Morgan Crucible's warning that profits will be 15 to 20 per cent lower than the previous year is either down to bad luck or bad judgement. Normally it can rely upon hard times in one industry or one country to be offset by good times elsewhere. On this occasion, however, all its eggs were in the basket marked trouble. Luckily, not many other companies find themselves at the mercy of a semi-conductor slump, Asian steel dumping, production bottlenecks at Boeing and a General Motors strike all at the same time. But traders still took their cue from Morgan Crucible's pot-pourri of woes and marked shares lower across the sector.

Despite its sequence of misfortunes, Morgan Crucible is valiantly maintaining the dividend and relying upon 1,000 redundancies, a spot of corporate surgery and the obligatory boardroom departure to put the vessel back on course.

The engineering sector as a whole is now trading on a yield 50 per cent higher than the all-share index and a multiple that is 41 per cent below the average.
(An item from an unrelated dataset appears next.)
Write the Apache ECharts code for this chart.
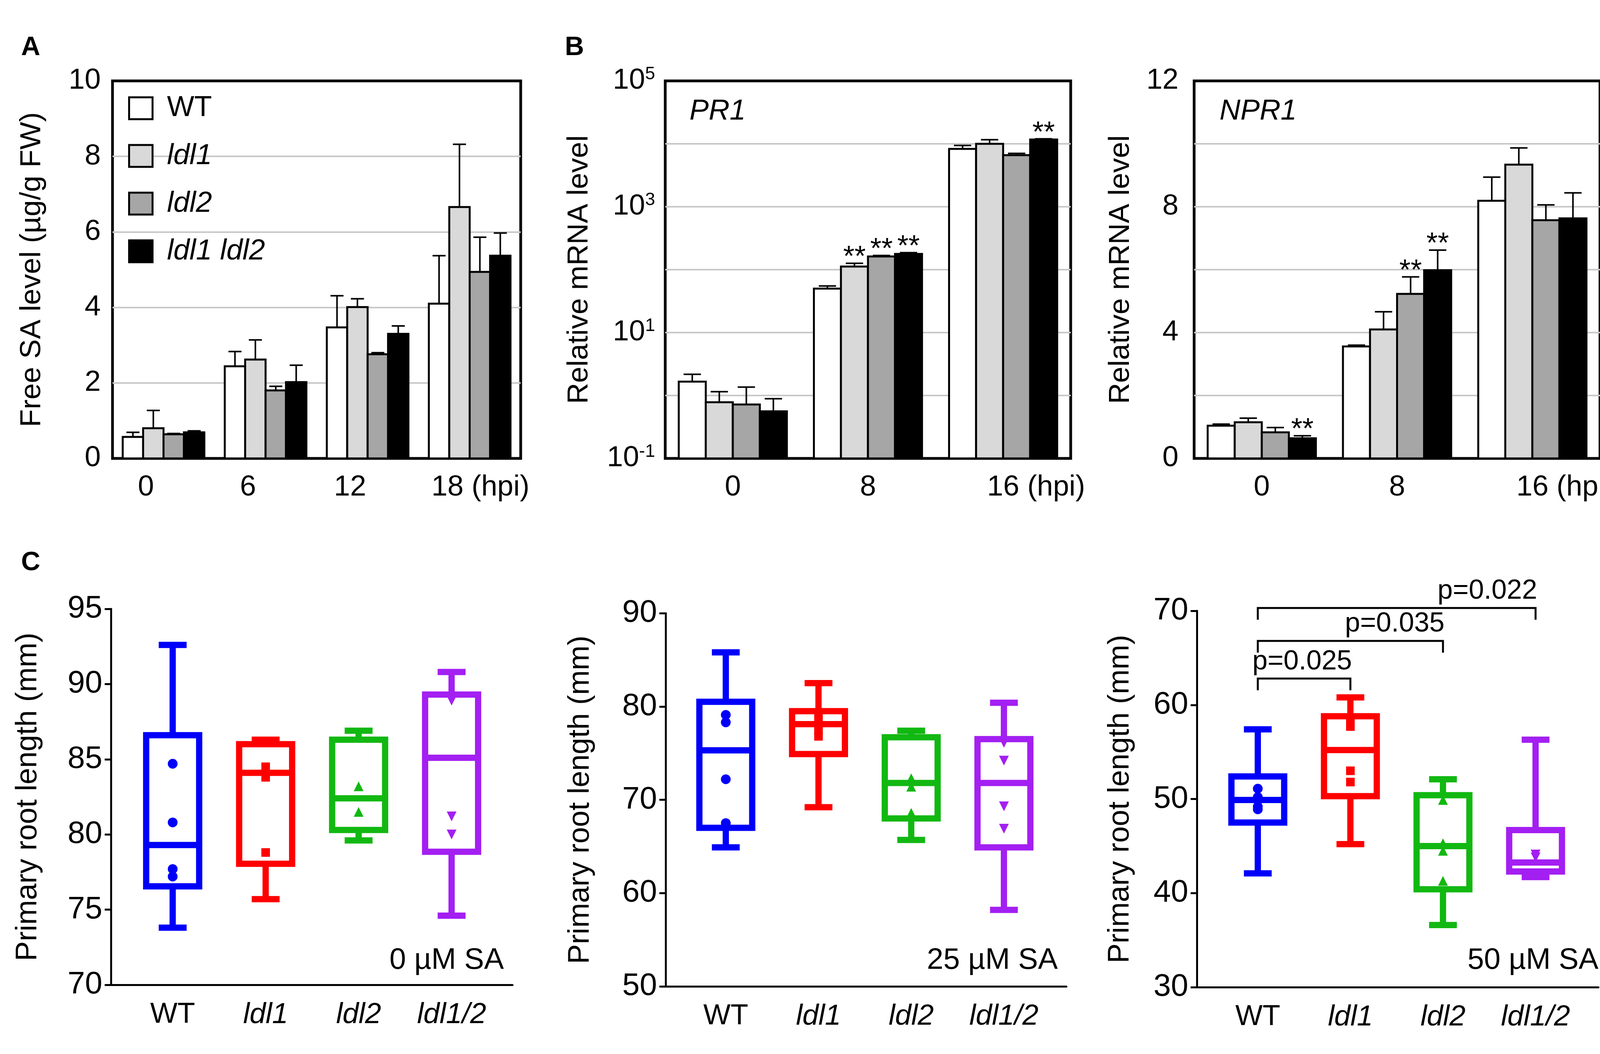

The message is unmistakable - the market believes the outlook for engineering earnings to be insufficient to maintain dividends.

The solution Siebe and BTR have opted for is a merger that should chop pounds 250m from costs by year three. Shareholders in BTR voted it through with a heavy heart, but given the parlous state of the sector, it is surely a route that others will be forced to follow.